Ibn Battuta señala en su crónica que los chinos eran extremadamente hábiles en el arte de la navegación y el comercio, y que sus barcos, conocidos como juncos, eran mucho más grandes y sofisticados que cualquier otro que hubiera visto en sus viajes. Sin embargo, también hace alusión a ciertas prácticas que le resultaban extrañas, como el hecho de que las mujeres chinas tuvieran un rol mucho más activo en la sociedad que en las tierras musulmanas, algo que desconcertaba a un hombre de su época.
El regreso a Marruecos y el legado de Ibn Battuta
Tras su paso por China, Ibn Battuta comenzó su regreso a casa, llegando finalmente a Marruecos en 1354, después de casi 30 años de viajes. A su vuelta, el sultán de Fez le encargó dictar sus memorias al erudito Ibn Juzayy, quien recopiló su relato en la obra que conocemos como "Rihla".
Ibn Battuta fue más que un simple viajero. Fue un puente entre civilizaciones, un hombre que, a través de sus escritos, nos permitió vislumbrar un mundo en constante movimiento, donde las culturas y las religiones se entrelazaban, a menudo de forma conflictiva, pero siempre en interacción. Su obra es una ventana única a la diversidad del mundo medieval, y su nombre merece estar junto al de los grandes exploradores de la Historia.

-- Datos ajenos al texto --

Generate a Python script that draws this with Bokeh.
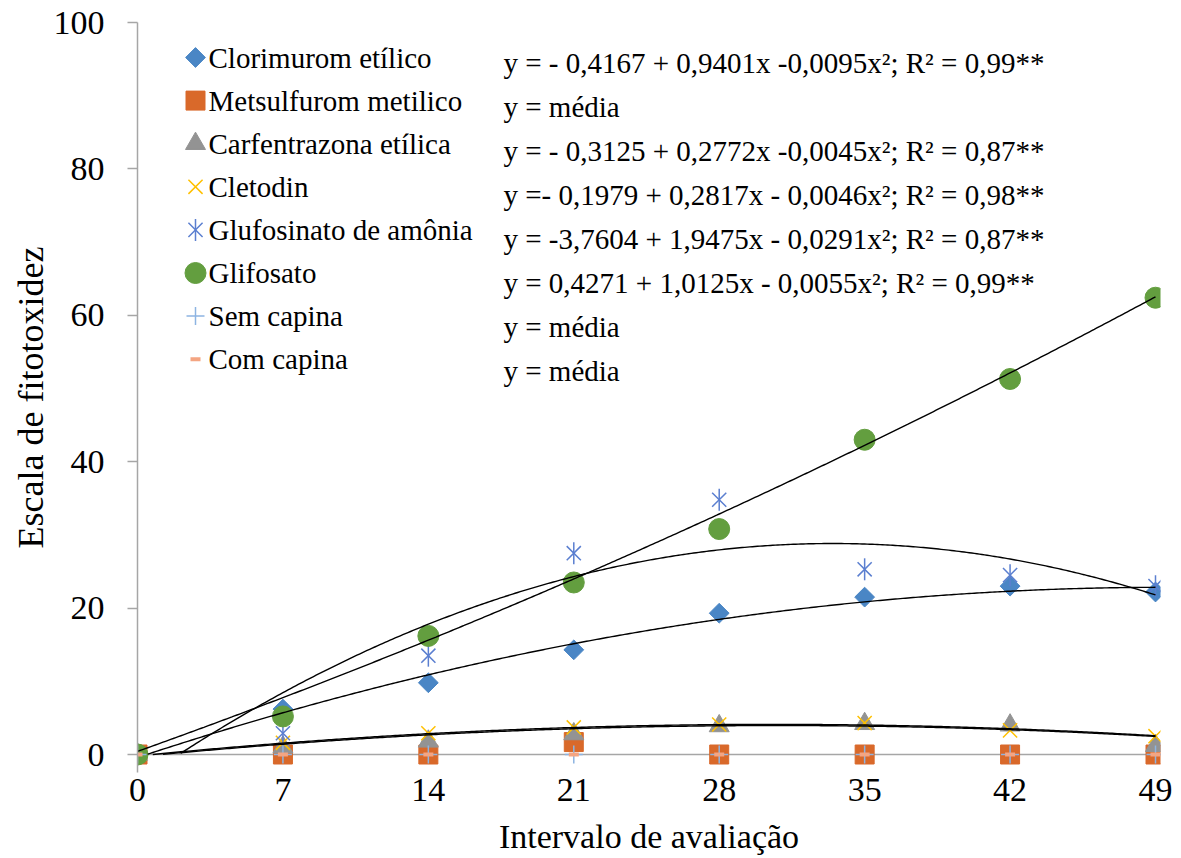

Quizá lo más sorprendente es que, a pesar de la magnitud de sus viajes y las aventuras que vivió, Ibn Battuta siempre consideró que no había hecho más que seguir la voluntad de Dios. En cada rincón del mundo que exploró, dejó huella como cronista, jurista y testigo privilegiado de una época en la que el mundo islámico se encontraba en plena efervescencia, y las rutas de la seda, del oro y del saber conectaban las grandes civilizaciones de su tiempo.